A senior Conservative MP has cast fresh doubt on Theresa May’s grip on power by claiming she “knows nothing” about aggressive threats to rebels accused of planning a fresh Brexit revolt.

Anna Soubry condemned the “macho” attempt to crush dissent – after potential rebels were told they will be seen as “supporting Jeremy Corbyn” – but insisted the Prime Minister was not behind it.

Blaming the “usual suspects”, Ms Soubry said: “I have no doubt the Prime Minister knows nothing about it.”

She urged Ms May to “take control” of what was happening in her name, to end the self-defeating attitude that pro-EU Tories were “thwarting the will of the people” in order to build a consensus.

The comments come after Cabinet ministers appeared to be making Brexit policy behind Ms May’s back, while she took a long summer holiday in Italy and Switzerland.

Last week, the Prime Minister attempted to reassert control by insisting she planned to stay in No 10 to fight the 2022 general election, but most Conservatives believe she will be gone long before then.

The sniping comes ahead of two days of debate on the European Union (Withdrawal) Bill, the vital legislation which will convert EU law into UK law ahead of 2019, before parts are junked.

Labour will vote against it next Monday and Labour backbenchers are attempting to woo Tory rebels to vote to stay in the EU single market, at least for a transitional period.

Speaking on BBC Radio 4’s Today programme, Ms Soubry said no Tory MP would vote against the Bill next week, making the threats made by party whips an “absolute nonsense”.

However, Ms May insisted she and other pro-EU Conservatives would carry out their democratic duty to scrutinise legislation, put down amendments and attempt to win concessions.

“I don’t know of any Conservative member of Parliament that isn’t going to vote for this Bill at second reading,” Ms Soubry said.

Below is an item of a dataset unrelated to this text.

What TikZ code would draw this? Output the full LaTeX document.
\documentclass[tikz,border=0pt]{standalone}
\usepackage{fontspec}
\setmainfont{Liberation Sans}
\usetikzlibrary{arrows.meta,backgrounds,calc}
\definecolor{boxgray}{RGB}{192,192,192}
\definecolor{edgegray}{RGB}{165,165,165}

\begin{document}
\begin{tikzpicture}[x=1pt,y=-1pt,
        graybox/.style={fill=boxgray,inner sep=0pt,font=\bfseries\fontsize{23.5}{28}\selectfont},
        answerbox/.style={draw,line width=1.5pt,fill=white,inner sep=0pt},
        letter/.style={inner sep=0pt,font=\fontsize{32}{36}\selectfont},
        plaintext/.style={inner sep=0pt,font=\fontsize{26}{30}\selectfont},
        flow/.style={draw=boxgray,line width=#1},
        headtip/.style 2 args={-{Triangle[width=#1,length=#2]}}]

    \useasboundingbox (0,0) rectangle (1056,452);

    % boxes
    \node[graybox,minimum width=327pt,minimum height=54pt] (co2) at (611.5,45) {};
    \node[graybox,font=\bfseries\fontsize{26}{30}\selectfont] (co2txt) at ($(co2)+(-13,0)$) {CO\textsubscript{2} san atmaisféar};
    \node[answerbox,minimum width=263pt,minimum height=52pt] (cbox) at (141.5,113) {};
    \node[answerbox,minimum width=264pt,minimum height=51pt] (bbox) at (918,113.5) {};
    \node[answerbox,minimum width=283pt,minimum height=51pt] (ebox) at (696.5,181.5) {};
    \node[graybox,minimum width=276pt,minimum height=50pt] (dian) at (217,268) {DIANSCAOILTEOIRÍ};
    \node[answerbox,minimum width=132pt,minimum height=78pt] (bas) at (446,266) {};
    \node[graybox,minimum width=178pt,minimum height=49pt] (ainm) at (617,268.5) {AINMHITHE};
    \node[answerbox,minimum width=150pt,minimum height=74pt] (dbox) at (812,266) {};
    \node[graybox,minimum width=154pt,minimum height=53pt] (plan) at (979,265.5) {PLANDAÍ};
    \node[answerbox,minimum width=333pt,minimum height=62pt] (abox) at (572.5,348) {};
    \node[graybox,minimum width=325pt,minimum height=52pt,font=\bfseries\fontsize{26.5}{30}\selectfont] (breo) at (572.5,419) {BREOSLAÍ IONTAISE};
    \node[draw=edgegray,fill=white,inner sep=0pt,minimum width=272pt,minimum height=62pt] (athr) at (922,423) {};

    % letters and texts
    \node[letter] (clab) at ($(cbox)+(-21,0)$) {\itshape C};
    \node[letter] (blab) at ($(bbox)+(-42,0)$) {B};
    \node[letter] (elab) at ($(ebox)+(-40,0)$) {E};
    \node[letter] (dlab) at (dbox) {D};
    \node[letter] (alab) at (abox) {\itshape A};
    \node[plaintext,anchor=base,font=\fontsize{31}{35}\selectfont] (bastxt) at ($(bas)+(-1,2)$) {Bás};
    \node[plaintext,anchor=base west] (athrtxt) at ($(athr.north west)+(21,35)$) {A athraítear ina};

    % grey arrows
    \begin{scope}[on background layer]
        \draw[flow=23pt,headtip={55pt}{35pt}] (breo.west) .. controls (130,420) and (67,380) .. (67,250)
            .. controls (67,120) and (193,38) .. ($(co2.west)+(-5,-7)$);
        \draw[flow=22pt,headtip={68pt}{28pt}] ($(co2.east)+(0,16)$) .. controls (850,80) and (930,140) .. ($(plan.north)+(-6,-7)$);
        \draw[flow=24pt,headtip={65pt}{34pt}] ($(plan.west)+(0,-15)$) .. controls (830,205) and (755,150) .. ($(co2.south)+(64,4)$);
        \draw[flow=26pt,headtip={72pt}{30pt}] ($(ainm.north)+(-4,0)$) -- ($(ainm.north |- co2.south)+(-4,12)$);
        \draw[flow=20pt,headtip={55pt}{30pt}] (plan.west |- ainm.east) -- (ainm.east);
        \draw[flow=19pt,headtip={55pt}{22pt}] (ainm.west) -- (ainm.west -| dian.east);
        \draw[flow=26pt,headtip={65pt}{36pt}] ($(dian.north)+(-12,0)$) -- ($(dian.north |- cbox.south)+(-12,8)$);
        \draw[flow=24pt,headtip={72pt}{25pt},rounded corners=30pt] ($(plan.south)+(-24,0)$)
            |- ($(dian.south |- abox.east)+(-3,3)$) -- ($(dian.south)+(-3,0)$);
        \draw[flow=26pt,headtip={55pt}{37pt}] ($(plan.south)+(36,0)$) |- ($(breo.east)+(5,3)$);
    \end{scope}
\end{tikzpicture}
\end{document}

“I thought we had abandoned this sort of rather bullish, macho way of doing business over Brexit.

“We lost our majority, so everything has changed, and one of the reasons I think we lost our majority was because of that rather silly, foolish, bullish attitude as I describe it.”

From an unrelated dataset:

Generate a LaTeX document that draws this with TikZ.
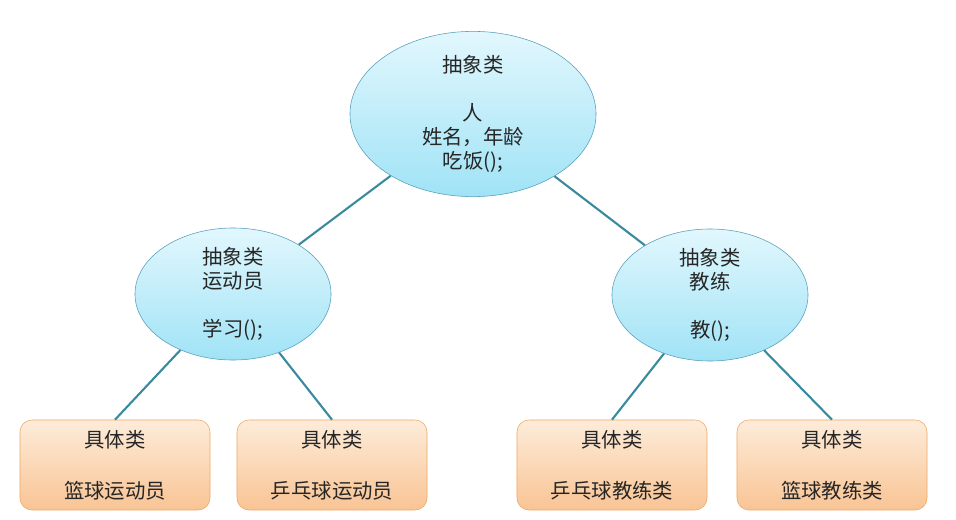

Ms Soubry added: “There is nothing weird, and there is certainly nothing treacherous, about putting down amendments and then speaking to them and indeed voting on them. It’s called democracy.”

Some Conservatives have suggested the threats and arm-twisting will backfire by increasing the chances of Ms May facing a leadership challenge this autumn.

If 47 Tory MPs - 15 per cent – send letters to Graham Brady, the chairman of the backbench 1922 committee, expressing no confidence in her, a contest must be called.

Damian Green, the effective deputy prime minister, ordered Tory MPs to get behind the Bill to “respect the will of the people and get the best possible deal for Britain”.

“No Conservative wants a bad Brexit deal, or to do anything that increases the threat of a Corbyn government,” he warned.